Bien sûr, Salman Rushdie est l’un des plus grands écrivains contemporains de langue anglaise. Bien sûr, il est un formidable conteur.

Bien sûr, ce Quichotte, comme tous ses autres romans, séduit par sa fluidité et son humour. Bien sûr, on ne peut que s’amuser de cette histoire, très librement inspirée du classique de Cervantès. Bien sûr, on pourrait écrire un tas de choses extraordinaires sur ce long et foisonnant récit qui aborde les thèmes du racisme, de l’immigration, de la culture poubelle et des « fake news » dans l’Amérique de Donald Trump. Et pourtant. Le nouveau livre Salman Rushdie déçoit, ennuie, nous tombe des mains, comme on tombe de sommeil après avoir trop mangé.

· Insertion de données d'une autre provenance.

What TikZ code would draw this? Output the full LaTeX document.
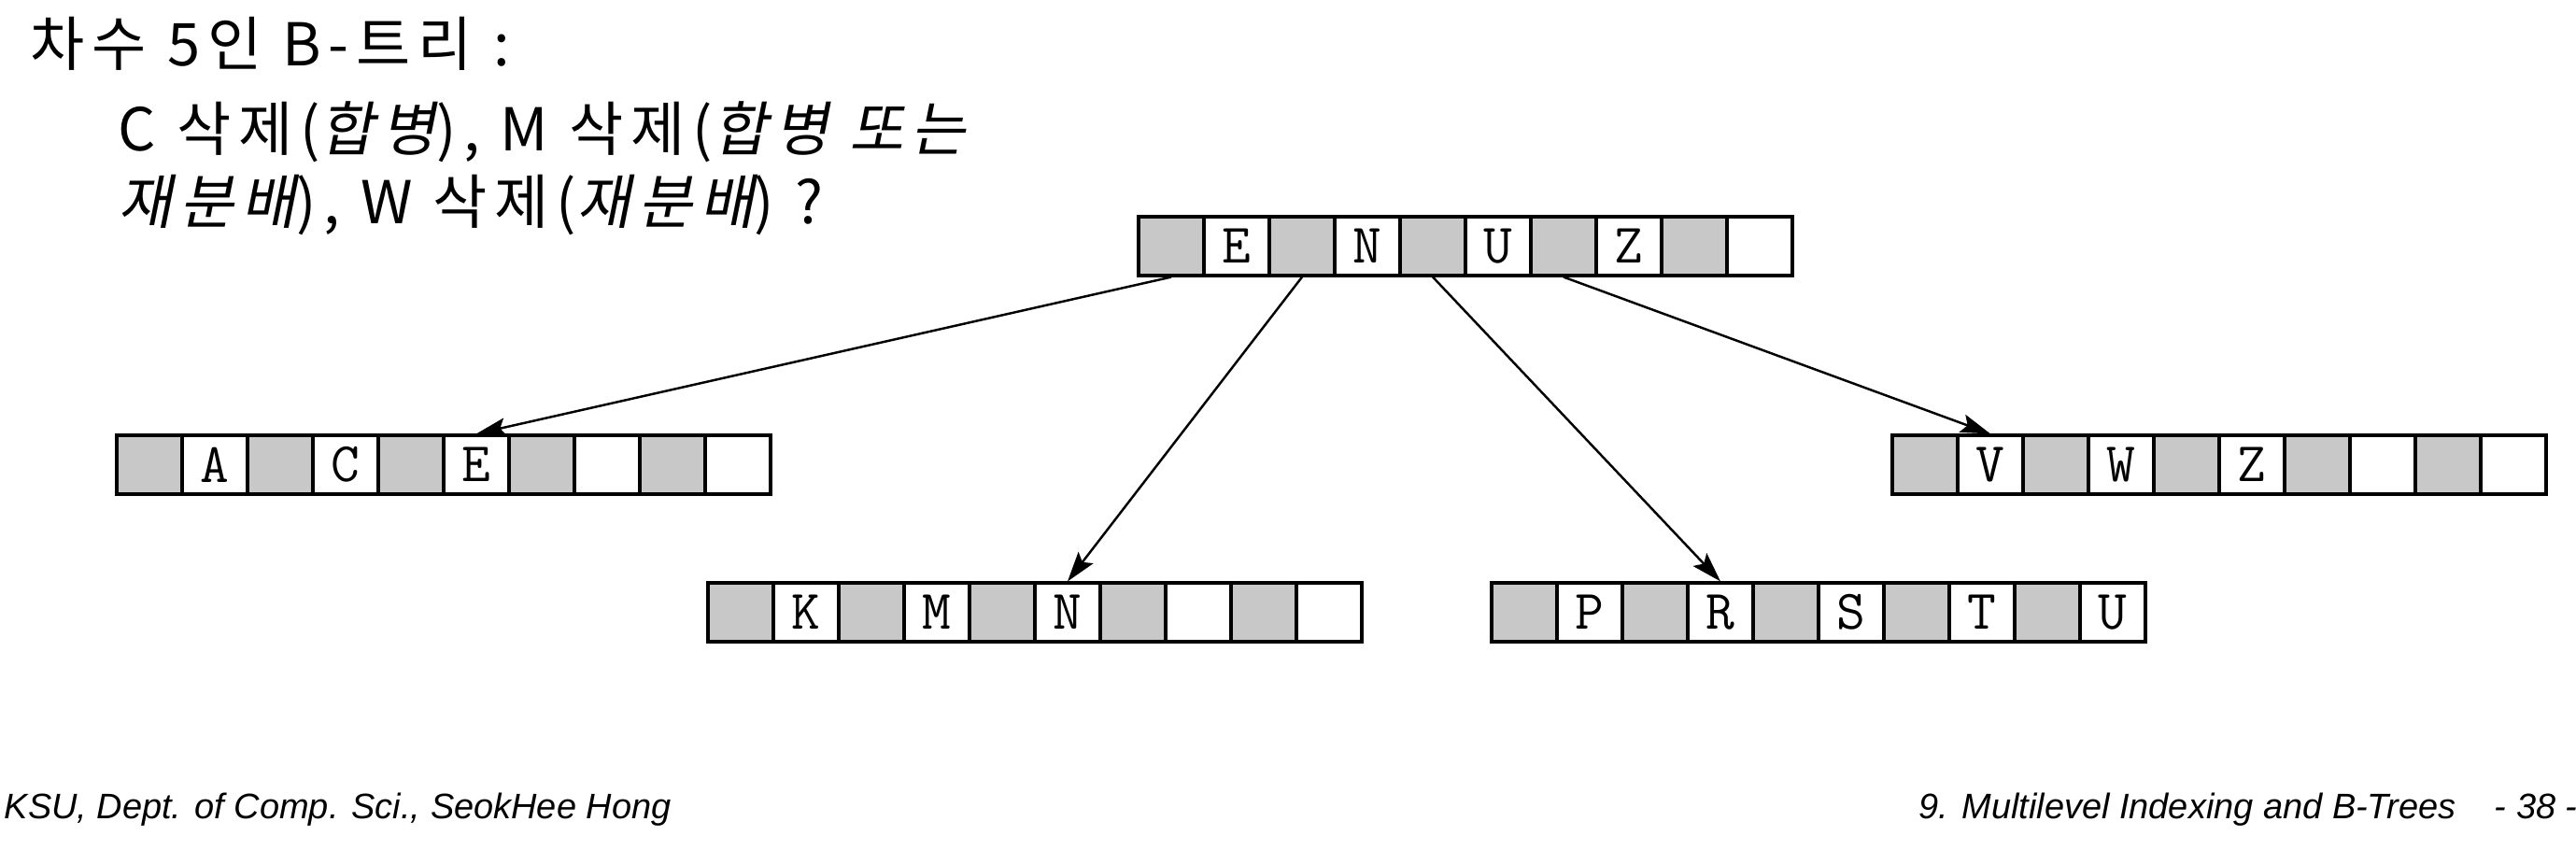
\documentclass[tikz,border=0pt]{standalone}
\usepackage{fontspec}
\setmainfont{Noto Sans CJK KR}[LetterSpace=12.5]
\newfontfamily\krslant{Noto Sans CJK KR}[FakeSlant=0.2, LetterSpace=12.5]
\newfontfamily\footfont{Liberation Sans}
\usetikzlibrary{arrows.meta}
\definecolor{cellgray}{RGB}{200,200,200}
\tikzset{
  cellbox/.style={draw, line width=0.9pt, minimum width=0.7cm, minimum height=0.63cm, inner sep=0pt},
  ptrcell/.style={cellbox, fill=cellgray},
  keycell/.style={cellbox, fill=white, font=\ttfamily\fontsize{17}{17}\selectfont},
  txt/.style={anchor=west, inner sep=0pt, font=\fontsize{18}{22}\selectfont},
  foot/.style={anchor=west, inner sep=0pt, font=\footfont\itshape\fontsize{10.8}{12}\selectfont},
  ptr/.style={-{Stealth[length=0.32cm, width=0.2cm, inset=0.06cm]}, line width=0.7pt}
}
% one B-tree node: name, left x, centre y, keys
\newcommand{\btnode}[4]{%
  \foreach \k [count=\i] in {#4} {
    \node[ptrcell] (#1-p\i) at ({#2+(2*\i-1.5)*0.7}, #3) {};
    \node[keycell] (#1-k\i) at ({#2+(2*\i-0.5)*0.7}, #3) {\k};
  }%
}
\begin{document}
\begin{tikzpicture}
    \useasboundingbox (0,0) rectangle (27.58,-9.10);

    % Testo
    \node[txt] (title) at (0.32,-0.47) {차수 5인 B-트리 :};
    \node[txt] (line1) at (1.26,-1.41) {C 삭제({\krslant 합병}), M 삭제({\krslant 합병 또는}};
    \node[txt] (line2) at (1.26,-2.20) {{\krslant 재분배}), W 삭제({\krslant 재분배}) ?};

    % Nodi
    \btnode{root}{12.19}{-2.635}{E,N,U,Z,{}}
    \btnode{ace}{1.25}{-4.975}{A,C,E,{},{}}
    \btnode{vwz}{20.26}{-4.975}{V,W,Z,{},{}}
    \btnode{kmn}{7.58}{-6.555}{K,M,N,{},{}}
    \btnode{prs}{15.97}{-6.555}{P,R,S,T,U}

    % Puntatori
    \draw[ptr] (root-p1.south) -- (ace-k3.north);
    \draw[ptr] (root-p2.south) -- (kmn-k3.north);
    \draw[ptr] (root-p3.south) -- (prs-k2.north);
    \draw[ptr] (root-p4.south) -- (vwz-k1.north);

    % Pie di pagina
    \node[foot] (foot-l) at (0.04,-8.67) {KSU, Dept. of Comp. Sci., SeokHee Hong};
    \node[foot] (foot-r) at (20.54,-8.67) {9. Multilevel Indexing and B-Trees\hspace{1.1em}- 38 -};
\end{tikzpicture}
\end{document}
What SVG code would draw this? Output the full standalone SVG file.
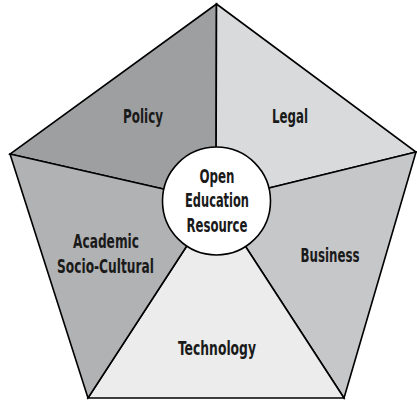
<svg xmlns="http://www.w3.org/2000/svg" width="417" height="400" viewBox="0 0 417 400">
<style>
.reg{stroke:#000;stroke-width:1.6;stroke-linejoin:miter}
.lbl{font-family:"Liberation Sans Narrow","DejaVu Sans Condensed","Liberation Sans",sans-serif;font-stretch:condensed;font-weight:bold;font-size:20px;fill:#1a1a1a;text-anchor:middle}
</style>
<rect width="417" height="400" fill="#fff"/>
<g id="policy">
<polygon class="reg" fill="#9e9fa1" points="216.5,4 10,154 216,201"/>
<text class="lbl" x="143" y="123" textLength="40" lengthAdjust="spacingAndGlyphs">Policy</text>
</g>
<g id="legal">
<polygon class="reg" fill="#d9dadc" points="216.5,4 416,152 216,201"/>
<text class="lbl" x="290" y="123" textLength="36" lengthAdjust="spacingAndGlyphs">Legal</text>
</g>
<g id="business">
<polygon class="reg" fill="#c6c7c9" points="416,152 344,398 216,201"/>
<text class="lbl" x="330" y="262" textLength="59" lengthAdjust="spacingAndGlyphs">Business</text>
</g>
<g id="technology">
<polygon class="reg" fill="#ebeceb" points="344,398 88,398 216,201"/>
<text class="lbl" x="217" y="355" textLength="78" lengthAdjust="spacingAndGlyphs">Technology</text>
</g>
<g id="academic">
<polygon class="reg" fill="#b1b2b4" points="88,398 10,154 216,201"/>
<text class="lbl" x="106" y="248" textLength="66" lengthAdjust="spacingAndGlyphs">Academic</text>
<text class="lbl" x="105.5" y="273" textLength="97" lengthAdjust="spacingAndGlyphs">Socio-Cultural</text>
</g>
<g id="oer">
<circle cx="216.5" cy="201" r="54" fill="#fff" stroke="#000" stroke-width="1.6"/>
<text class="lbl" x="217" y="183" textLength="35" lengthAdjust="spacingAndGlyphs">Open</text>
<text class="lbl" x="217" y="207" textLength="64" lengthAdjust="spacingAndGlyphs">Education</text>
<text class="lbl" x="217" y="232" textLength="61" lengthAdjust="spacingAndGlyphs">Resource</text>
</g>
</svg>
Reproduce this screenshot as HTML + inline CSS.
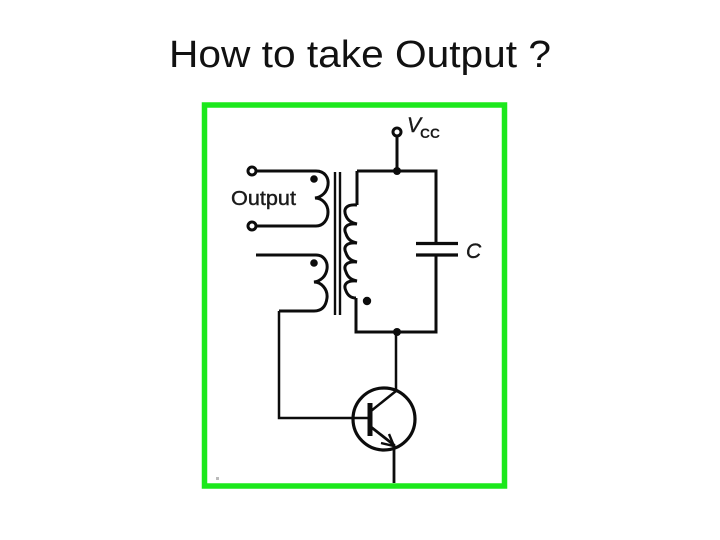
<!DOCTYPE html>
<html><head><meta charset="utf-8"><style>
html,body{margin:0;padding:0;background:#fff}
svg{display:block}
</style></head><body>
<svg width="720" height="540" viewBox="0 0 720 540" xmlns="http://www.w3.org/2000/svg">
<rect width="720" height="540" fill="#fff"/>
<text x="169" y="67" font-family="Liberation Sans, sans-serif" font-size="38" fill="#111" textLength="382" lengthAdjust="spacingAndGlyphs">How to take Output ?</text>
<rect x="204.500" y="105" width="300" height="381" fill="#fff" stroke="#1ce81c" stroke-width="5.500"/>
<rect x="216" y="477" width="3" height="3" fill="#bbb"/>
<g fill="none" stroke="#0c0c0c" stroke-width="3">
<circle cx="397" cy="132" r="4"/>
<path d="M397 136V171M357 171H436V243M357 171V205"/>
<path d="M416 243.500H458M416 255H458" stroke-width="3.200"/>
<path d="M436 255V332H356V298"/>
<path d="M357 205C346 204 343 209 346 216C348 221 352 223 357 224C346 223 343 228 346 234C348 240 352 242 357 243C346 242 343 247 346 253C348 259 352 261 357 262C346 261 343 266 346 272C348 278 352 280 357 281C346 280 343 285 346 291C348 296 352 298 356 298"/>
<path d="M335 172V315M340 172V315" stroke-width="2.400"/>
<circle cx="252" cy="171" r="4"/>
<circle cx="252" cy="226" r="4"/>
<path d="M256 171H316C325 171 329 178 328 185C327 192 322 197 315 198C322 198 328 204 328 212C328 220 323 226 316 226H256"/>
<path d="M256 255H316C324 255 328 262 327 269C326 276 321 281 314 282C321 282 328 289 327 298C326 306 322 311 314 311H279" />
<path d="M279 311V418H368" stroke-width="2.500"/>
<circle cx="384" cy="419" r="31" stroke-width="3.200"/>
<path d="M371 411L396 391V332" stroke-width="2.500"/>
<path d="M371 427L394 445V483" stroke-width="2.800"/>
<path d="M370 403V436" stroke-width="5"/>
<path d="M381 443L394 446L389 434" stroke-width="2.400"/>
</g>
<g fill="#0c0c0c">
<circle cx="397" cy="171" r="4"/>
<circle cx="397" cy="332" r="4"/>
<circle cx="314" cy="179" r="3.800"/>
<circle cx="314" cy="263" r="3.800"/>
<circle cx="367" cy="301" r="4.200"/>
</g>
<g font-family="Liberation Sans, sans-serif" fill="#1a1a1a">
<text x="231" y="205" font-size="20" textLength="65" lengthAdjust="spacingAndGlyphs" stroke="#1a1a1a" stroke-width=".4">Output</text>
<text x="407" y="132" font-size="21" font-style="italic" stroke="#1a1a1a" stroke-width=".4">V</text>
<text x="420" y="138" font-size="14" font-weight="bold" textLength="20" lengthAdjust="spacingAndGlyphs">CC</text>
<text x="466" y="258" font-size="21" font-style="italic" stroke="#1a1a1a" stroke-width=".4">C</text>
</g>
</svg>
</body></html>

Un vieux fou qui a perdu son emploi (Quichotte) traverse les États-Unis accompagné de son fils imaginaire (Sancho) pour déclarer sa flamme à une présentatrice de télé accro aux opiacés (Salma R.). Il s’avère que le récit est en fait un roman dans le roman, écrit par un auteur de polars largué, nommé DuChamp (mais son vrai nom est Brother) qui tente ici d’écrire son grand œuvre, en marge d’une vie familiale désastreuse, où il est question d’un fils manquant (Son) et d’une sœur répudiée (Sister).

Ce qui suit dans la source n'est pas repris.